**JOB**. Output every line of the material exactly, omitting images.

**DATA SHOWN**.
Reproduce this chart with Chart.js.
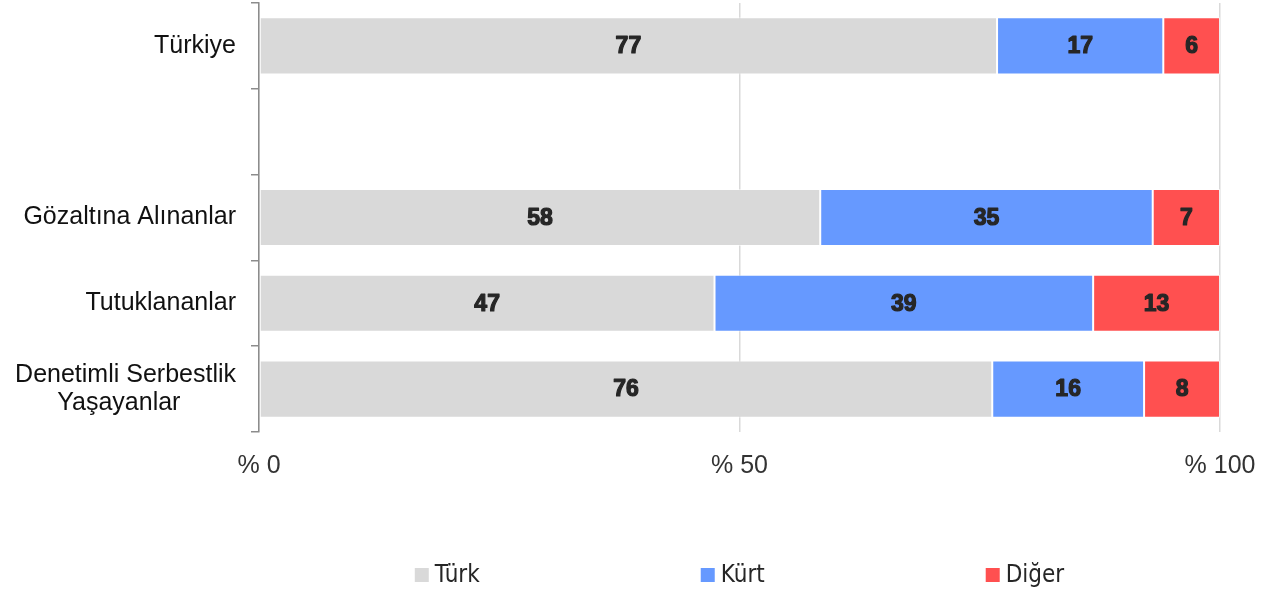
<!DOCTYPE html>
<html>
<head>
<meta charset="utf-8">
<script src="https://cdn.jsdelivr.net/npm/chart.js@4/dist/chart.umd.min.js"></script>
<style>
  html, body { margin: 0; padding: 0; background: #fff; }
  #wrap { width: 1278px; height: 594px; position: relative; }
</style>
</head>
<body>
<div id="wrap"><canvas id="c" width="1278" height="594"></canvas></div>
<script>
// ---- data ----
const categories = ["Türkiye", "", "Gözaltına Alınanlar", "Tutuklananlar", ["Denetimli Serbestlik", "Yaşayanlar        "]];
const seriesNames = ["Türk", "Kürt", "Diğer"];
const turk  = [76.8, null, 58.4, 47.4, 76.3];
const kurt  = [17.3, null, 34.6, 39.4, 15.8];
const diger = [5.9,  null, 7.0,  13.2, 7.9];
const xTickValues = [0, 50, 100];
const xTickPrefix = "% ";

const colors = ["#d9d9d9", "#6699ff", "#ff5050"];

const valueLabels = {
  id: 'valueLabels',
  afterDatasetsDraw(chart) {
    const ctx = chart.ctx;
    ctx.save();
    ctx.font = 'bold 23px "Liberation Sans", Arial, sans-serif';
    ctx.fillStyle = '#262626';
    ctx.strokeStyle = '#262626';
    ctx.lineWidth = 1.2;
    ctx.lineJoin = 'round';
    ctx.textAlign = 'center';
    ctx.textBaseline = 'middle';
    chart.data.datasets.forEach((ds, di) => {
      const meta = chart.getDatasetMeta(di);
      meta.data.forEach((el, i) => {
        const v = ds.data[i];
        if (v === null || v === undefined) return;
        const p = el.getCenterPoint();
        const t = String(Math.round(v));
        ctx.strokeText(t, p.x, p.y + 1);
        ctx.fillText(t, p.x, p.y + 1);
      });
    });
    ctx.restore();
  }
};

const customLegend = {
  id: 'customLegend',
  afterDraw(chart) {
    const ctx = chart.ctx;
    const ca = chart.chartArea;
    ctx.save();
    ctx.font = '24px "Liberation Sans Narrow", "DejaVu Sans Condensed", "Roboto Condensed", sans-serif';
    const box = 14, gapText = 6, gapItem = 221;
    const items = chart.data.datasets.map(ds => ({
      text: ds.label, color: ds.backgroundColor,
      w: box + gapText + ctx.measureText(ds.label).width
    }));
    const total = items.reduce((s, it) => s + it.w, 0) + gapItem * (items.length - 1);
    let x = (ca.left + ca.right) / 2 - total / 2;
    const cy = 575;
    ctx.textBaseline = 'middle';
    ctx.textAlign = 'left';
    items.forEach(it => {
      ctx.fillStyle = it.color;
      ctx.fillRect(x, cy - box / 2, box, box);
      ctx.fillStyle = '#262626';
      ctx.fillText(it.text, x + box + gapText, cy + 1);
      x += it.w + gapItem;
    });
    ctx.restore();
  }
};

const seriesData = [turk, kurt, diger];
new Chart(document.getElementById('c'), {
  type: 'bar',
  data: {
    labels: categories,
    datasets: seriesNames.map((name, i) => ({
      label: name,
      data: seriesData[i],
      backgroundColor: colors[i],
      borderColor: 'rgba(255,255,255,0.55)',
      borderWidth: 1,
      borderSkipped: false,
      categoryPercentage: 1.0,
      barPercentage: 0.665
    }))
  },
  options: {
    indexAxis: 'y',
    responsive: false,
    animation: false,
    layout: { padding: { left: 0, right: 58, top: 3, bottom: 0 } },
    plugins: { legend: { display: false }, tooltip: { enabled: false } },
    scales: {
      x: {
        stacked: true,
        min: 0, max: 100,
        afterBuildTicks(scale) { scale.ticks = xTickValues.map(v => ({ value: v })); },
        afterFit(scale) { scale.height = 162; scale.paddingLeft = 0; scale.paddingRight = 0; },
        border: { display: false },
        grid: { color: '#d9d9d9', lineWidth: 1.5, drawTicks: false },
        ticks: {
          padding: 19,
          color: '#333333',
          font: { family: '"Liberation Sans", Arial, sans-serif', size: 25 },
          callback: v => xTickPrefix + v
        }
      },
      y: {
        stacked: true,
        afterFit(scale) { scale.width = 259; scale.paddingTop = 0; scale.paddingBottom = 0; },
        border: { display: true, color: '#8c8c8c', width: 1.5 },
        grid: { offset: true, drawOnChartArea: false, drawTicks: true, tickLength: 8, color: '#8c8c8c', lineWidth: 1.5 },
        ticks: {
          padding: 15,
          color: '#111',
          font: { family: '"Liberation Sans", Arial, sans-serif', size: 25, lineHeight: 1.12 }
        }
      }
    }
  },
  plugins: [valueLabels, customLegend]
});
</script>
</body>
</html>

**EXERCISE RESULT**.
Reproduce this chart with Chart.js.
<!DOCTYPE html>
<html>
<head>
<meta charset="utf-8">
<script src="https://cdn.jsdelivr.net/npm/chart.js@4/dist/chart.umd.min.js"></script>
<style>
  html, body { margin: 0; padding: 0; background: #fff; }
  #wrap { width: 1278px; height: 594px; position: relative; }
</style>
</head>
<body>
<div id="wrap"><canvas id="c" width="1278" height="594"></canvas></div>
<script>
// ---- data ----
const categories = ["Türkiye", "", "Gözaltına Alınanlar", "Tutuklananlar", ["Denetimli Serbestlik", "Yaşayanlar        "]];
const seriesNames = ["Türk", "Kürt", "Diğer"];
const turk  = [76.8, null, 58.4, 47.4, 76.3];
const kurt  = [17.3, null, 34.6, 39.4, 15.8];
const diger = [5.9,  null, 7.0,  13.2, 7.9];
const xTickValues = [0, 50, 100];
const xTickPrefix = "% ";

const colors = ["#d9d9d9", "#6699ff", "#ff5050"];

const valueLabels = {
  id: 'valueLabels',
  afterDatasetsDraw(chart) {
    const ctx = chart.ctx;
    ctx.save();
    ctx.font = 'bold 23px "Liberation Sans", Arial, sans-serif';
    ctx.fillStyle = '#262626';
    ctx.strokeStyle = '#262626';
    ctx.lineWidth = 1.2;
    ctx.lineJoin = 'round';
    ctx.textAlign = 'center';
    ctx.textBaseline = 'middle';
    chart.data.datasets.forEach((ds, di) => {
      const meta = chart.getDatasetMeta(di);
      meta.data.forEach((el, i) => {
        const v = ds.data[i];
        if (v === null || v === undefined) return;
        const p = el.getCenterPoint();
        const t = String(Math.round(v));
        ctx.strokeText(t, p.x, p.y + 1);
        ctx.fillText(t, p.x, p.y + 1);
      });
    });
    ctx.restore();
  }
};

const customLegend = {
  id: 'customLegend',
  afterDraw(chart) {
    const ctx = chart.ctx;
    const ca = chart.chartArea;
    ctx.save();
    ctx.font = '24px "Liberation Sans Narrow", "DejaVu Sans Condensed", "Roboto Condensed", sans-serif';
    const box = 14, gapText = 6, gapItem = 221;
    const items = chart.data.datasets.map(ds => ({
      text: ds.label, color: ds.backgroundColor,
      w: box + gapText + ctx.measureText(ds.label).width
    }));
    const total = items.reduce((s, it) => s + it.w, 0) + gapItem * (items.length - 1);
    let x = (ca.left + ca.right) / 2 - total / 2;
    const cy = 575;
    ctx.textBaseline = 'middle';
    ctx.textAlign = 'left';
    items.forEach(it => {
      ctx.fillStyle = it.color;
      ctx.fillRect(x, cy - box / 2, box, box);
      ctx.fillStyle = '#262626';
      ctx.fillText(it.text, x + box + gapText, cy + 1);
      x += it.w + gapItem;
    });
    ctx.restore();
  }
};

const seriesData = [turk, kurt, diger];
new Chart(document.getElementById('c'), {
  type: 'bar',
  data: {
    labels: categories,
    datasets: seriesNames.map((name, i) => ({
      label: name,
      data: seriesData[i],
      backgroundColor: colors[i],
      borderColor: 'rgba(255,255,255,0.55)',
      borderWidth: 1,
      borderSkipped: false,
      categoryPercentage: 1.0,
      barPercentage: 0.665
    }))
  },
  options: {
    indexAxis: 'y',
    responsive: false,
    animation: false,
    layout: { padding: { left: 0, right: 58, top: 3, bottom: 0 } },
    plugins: { legend: { display: false }, tooltip: { enabled: false } },
    scales: {
      x: {
        stacked: true,
        min: 0, max: 100,
        afterBuildTicks(scale) { scale.ticks = xTickValues.map(v => ({ value: v })); },
        afterFit(scale) { scale.height = 162; scale.paddingLeft = 0; scale.paddingRight = 0; },
        border: { display: false },
        grid: { color: '#d9d9d9', lineWidth: 1.5, drawTicks: false },
        ticks: {
          padding: 19,
          color: '#333333',
          font: { family: '"Liberation Sans", Arial, sans-serif', size: 25 },
          callback: v => xTickPrefix + v
        }
      },
      y: {
        stacked: true,
        afterFit(scale) { scale.width = 259; scale.paddingTop = 0; scale.paddingBottom = 0; },
        border: { display: true, color: '#8c8c8c', width: 1.5 },
        grid: { offset: true, drawOnChartArea: false, drawTicks: true, tickLength: 8, color: '#8c8c8c', lineWidth: 1.5 },
        ticks: {
          padding: 15,
          color: '#111',
          font: { family: '"Liberation Sans", Arial, sans-serif', size: 25, lineHeight: 1.12 }
        }
      }
    }
  },
  plugins: [valueLabels, customLegend]
});
</script>
</body>
</html>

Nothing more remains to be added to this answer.